= What you need to do =
Return, without pictures, the lines from the start of the data through the one that contains "ErrorBar, LabelList, Legend".

┄┄┄┄┄┄┄┄┄┄┄┄┄┄┄┄┄┄┄┄

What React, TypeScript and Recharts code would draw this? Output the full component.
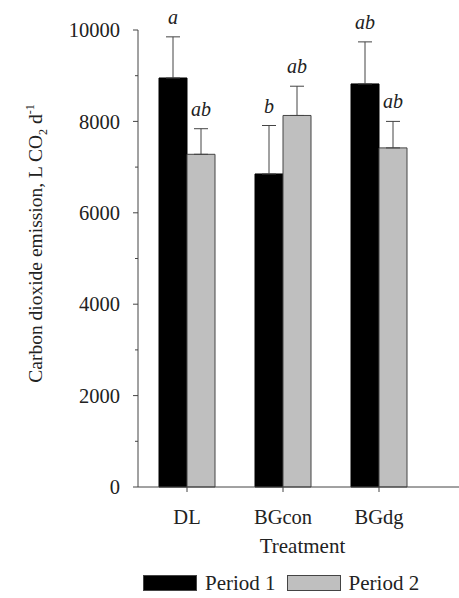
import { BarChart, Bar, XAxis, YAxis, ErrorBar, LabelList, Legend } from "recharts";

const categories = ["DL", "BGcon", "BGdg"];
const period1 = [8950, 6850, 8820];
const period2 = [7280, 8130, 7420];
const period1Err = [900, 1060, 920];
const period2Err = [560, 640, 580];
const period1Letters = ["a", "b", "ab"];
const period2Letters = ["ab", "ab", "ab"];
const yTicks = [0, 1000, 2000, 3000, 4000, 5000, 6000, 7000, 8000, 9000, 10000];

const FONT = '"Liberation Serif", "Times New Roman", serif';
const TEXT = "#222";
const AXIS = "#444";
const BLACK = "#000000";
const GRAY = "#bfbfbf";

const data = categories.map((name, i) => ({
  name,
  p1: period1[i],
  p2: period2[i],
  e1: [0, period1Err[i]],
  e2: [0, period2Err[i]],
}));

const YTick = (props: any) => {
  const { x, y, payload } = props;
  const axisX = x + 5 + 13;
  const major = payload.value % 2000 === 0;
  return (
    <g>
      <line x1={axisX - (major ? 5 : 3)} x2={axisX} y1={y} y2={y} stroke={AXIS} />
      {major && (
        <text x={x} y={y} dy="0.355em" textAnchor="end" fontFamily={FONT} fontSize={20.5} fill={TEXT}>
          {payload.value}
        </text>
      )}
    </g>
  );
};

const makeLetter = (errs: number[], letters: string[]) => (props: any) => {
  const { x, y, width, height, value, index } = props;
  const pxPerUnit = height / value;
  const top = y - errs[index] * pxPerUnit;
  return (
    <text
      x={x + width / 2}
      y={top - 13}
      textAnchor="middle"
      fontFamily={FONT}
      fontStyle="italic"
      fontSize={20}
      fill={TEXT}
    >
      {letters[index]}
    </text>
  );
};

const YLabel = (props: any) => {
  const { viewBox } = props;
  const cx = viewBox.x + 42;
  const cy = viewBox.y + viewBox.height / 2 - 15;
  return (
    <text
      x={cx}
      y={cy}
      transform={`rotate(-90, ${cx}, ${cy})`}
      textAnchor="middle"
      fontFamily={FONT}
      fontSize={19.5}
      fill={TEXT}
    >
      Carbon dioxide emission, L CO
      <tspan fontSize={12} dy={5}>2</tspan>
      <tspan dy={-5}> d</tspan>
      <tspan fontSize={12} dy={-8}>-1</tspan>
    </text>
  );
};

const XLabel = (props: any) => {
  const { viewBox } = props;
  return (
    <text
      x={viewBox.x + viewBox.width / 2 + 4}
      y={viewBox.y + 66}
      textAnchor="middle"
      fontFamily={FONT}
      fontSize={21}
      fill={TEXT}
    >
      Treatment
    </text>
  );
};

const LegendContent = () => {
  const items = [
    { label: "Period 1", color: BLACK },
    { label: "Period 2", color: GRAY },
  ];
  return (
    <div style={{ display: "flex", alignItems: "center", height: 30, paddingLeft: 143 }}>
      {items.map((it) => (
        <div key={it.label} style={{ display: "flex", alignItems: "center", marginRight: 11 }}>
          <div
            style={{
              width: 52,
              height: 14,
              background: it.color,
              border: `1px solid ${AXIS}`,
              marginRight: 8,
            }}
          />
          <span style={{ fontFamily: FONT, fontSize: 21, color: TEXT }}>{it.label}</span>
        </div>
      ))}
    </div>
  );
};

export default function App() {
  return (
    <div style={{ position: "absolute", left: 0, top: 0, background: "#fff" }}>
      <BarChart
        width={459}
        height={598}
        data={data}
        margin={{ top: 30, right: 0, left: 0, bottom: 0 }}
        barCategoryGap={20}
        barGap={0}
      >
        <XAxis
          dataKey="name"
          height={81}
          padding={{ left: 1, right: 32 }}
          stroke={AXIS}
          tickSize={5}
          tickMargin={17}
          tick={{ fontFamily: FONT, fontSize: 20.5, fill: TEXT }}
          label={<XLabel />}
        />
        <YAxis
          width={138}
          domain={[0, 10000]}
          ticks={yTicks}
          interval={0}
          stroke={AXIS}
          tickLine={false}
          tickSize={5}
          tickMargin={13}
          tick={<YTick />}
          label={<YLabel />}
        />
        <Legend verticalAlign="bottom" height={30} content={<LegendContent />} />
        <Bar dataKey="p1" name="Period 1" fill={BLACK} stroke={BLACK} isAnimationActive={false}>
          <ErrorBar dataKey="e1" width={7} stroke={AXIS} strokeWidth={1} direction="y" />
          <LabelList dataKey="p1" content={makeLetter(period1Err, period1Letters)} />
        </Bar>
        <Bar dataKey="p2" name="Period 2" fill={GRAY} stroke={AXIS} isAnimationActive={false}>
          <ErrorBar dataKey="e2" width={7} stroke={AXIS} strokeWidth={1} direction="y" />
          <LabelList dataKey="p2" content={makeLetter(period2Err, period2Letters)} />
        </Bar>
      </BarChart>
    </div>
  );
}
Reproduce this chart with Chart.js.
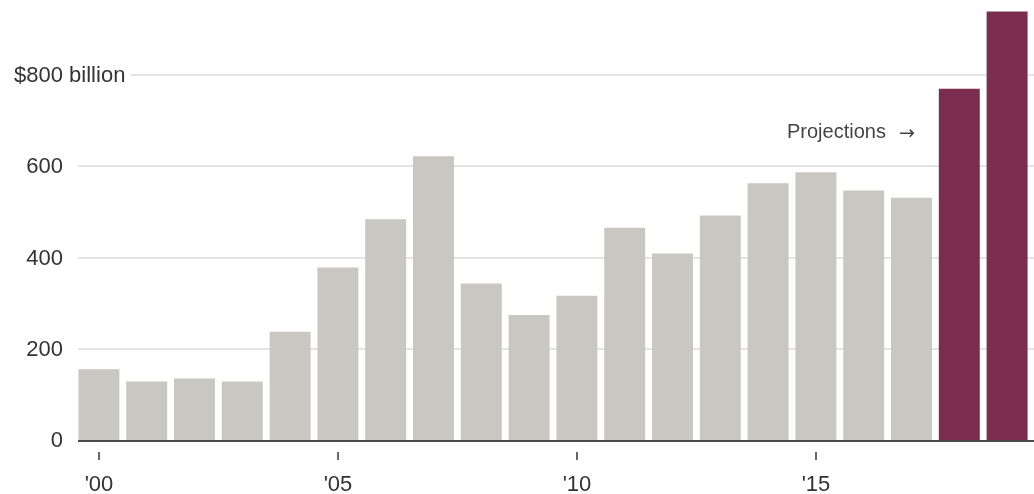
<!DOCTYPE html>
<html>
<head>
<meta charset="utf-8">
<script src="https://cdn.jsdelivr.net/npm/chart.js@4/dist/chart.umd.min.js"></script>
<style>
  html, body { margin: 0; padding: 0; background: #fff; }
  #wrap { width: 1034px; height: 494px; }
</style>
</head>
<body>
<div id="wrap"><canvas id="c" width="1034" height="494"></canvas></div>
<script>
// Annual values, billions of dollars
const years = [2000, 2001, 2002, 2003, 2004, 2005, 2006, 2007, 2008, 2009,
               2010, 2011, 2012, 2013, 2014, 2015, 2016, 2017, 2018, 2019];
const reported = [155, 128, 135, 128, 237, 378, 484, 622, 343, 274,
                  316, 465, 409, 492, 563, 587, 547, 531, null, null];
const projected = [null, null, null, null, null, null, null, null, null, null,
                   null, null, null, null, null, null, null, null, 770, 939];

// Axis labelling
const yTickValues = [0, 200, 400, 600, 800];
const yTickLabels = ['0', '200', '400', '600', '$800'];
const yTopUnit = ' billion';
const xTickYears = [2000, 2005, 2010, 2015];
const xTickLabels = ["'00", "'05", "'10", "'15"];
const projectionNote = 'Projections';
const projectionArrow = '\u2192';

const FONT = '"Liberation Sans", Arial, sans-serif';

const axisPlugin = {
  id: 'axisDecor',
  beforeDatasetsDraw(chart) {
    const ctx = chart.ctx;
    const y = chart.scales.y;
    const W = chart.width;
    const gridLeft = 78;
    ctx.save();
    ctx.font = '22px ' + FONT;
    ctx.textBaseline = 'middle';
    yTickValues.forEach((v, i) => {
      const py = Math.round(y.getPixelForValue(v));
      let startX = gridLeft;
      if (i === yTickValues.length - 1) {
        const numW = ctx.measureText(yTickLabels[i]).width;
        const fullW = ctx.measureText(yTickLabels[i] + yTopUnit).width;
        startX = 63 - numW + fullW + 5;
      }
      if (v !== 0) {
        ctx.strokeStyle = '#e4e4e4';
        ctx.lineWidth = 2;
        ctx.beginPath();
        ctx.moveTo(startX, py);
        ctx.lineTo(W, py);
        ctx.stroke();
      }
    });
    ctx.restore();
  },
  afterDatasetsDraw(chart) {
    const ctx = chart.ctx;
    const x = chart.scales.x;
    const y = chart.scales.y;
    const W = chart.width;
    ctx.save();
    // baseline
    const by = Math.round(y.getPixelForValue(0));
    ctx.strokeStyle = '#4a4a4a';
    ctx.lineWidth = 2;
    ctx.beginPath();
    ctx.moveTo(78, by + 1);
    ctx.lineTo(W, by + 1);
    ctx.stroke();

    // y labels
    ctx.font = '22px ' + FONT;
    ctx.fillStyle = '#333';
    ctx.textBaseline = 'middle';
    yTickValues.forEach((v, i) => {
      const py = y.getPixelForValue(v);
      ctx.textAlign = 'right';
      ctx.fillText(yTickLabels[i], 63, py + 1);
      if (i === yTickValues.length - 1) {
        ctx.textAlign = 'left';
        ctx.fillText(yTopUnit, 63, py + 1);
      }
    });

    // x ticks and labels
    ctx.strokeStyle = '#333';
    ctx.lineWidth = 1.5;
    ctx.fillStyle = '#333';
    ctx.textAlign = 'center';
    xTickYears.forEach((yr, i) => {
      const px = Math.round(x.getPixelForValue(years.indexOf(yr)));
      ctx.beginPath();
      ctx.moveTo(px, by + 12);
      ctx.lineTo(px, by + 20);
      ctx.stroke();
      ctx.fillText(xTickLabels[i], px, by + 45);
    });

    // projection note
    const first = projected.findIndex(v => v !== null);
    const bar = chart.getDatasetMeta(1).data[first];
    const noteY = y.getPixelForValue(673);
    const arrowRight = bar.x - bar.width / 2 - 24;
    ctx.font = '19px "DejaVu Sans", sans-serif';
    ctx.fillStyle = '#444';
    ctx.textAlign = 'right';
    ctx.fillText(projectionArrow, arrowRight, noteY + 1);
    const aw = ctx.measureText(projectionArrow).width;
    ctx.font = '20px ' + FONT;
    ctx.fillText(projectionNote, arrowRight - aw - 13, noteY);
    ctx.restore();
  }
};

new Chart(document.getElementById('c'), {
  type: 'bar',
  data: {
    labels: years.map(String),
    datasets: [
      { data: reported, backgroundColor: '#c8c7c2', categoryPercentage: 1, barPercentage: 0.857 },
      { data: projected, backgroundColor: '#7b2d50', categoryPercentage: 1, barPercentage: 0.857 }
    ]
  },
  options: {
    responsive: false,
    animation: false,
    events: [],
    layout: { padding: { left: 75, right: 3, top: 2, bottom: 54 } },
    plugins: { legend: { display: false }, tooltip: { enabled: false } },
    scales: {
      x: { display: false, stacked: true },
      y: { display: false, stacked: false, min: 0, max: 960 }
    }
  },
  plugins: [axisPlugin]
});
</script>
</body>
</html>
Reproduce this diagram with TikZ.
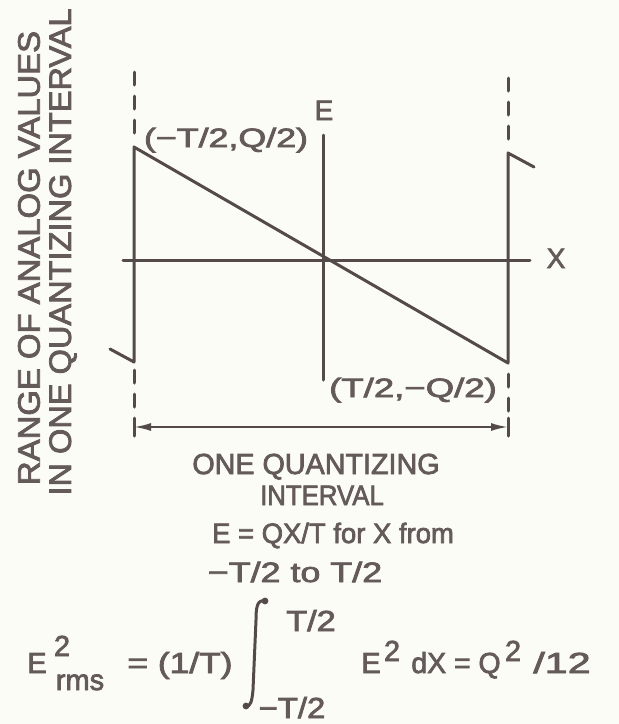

┄┄┄┄┄┄┄┄┄┄┄┄┄┄┄┄┄┄┄┄

= Final result =
What React, TypeScript and Recharts code would draw this? Output the full component.
import { BarChart, Bar, XAxis, YAxis, ErrorBar, LabelList, Legend } from "recharts";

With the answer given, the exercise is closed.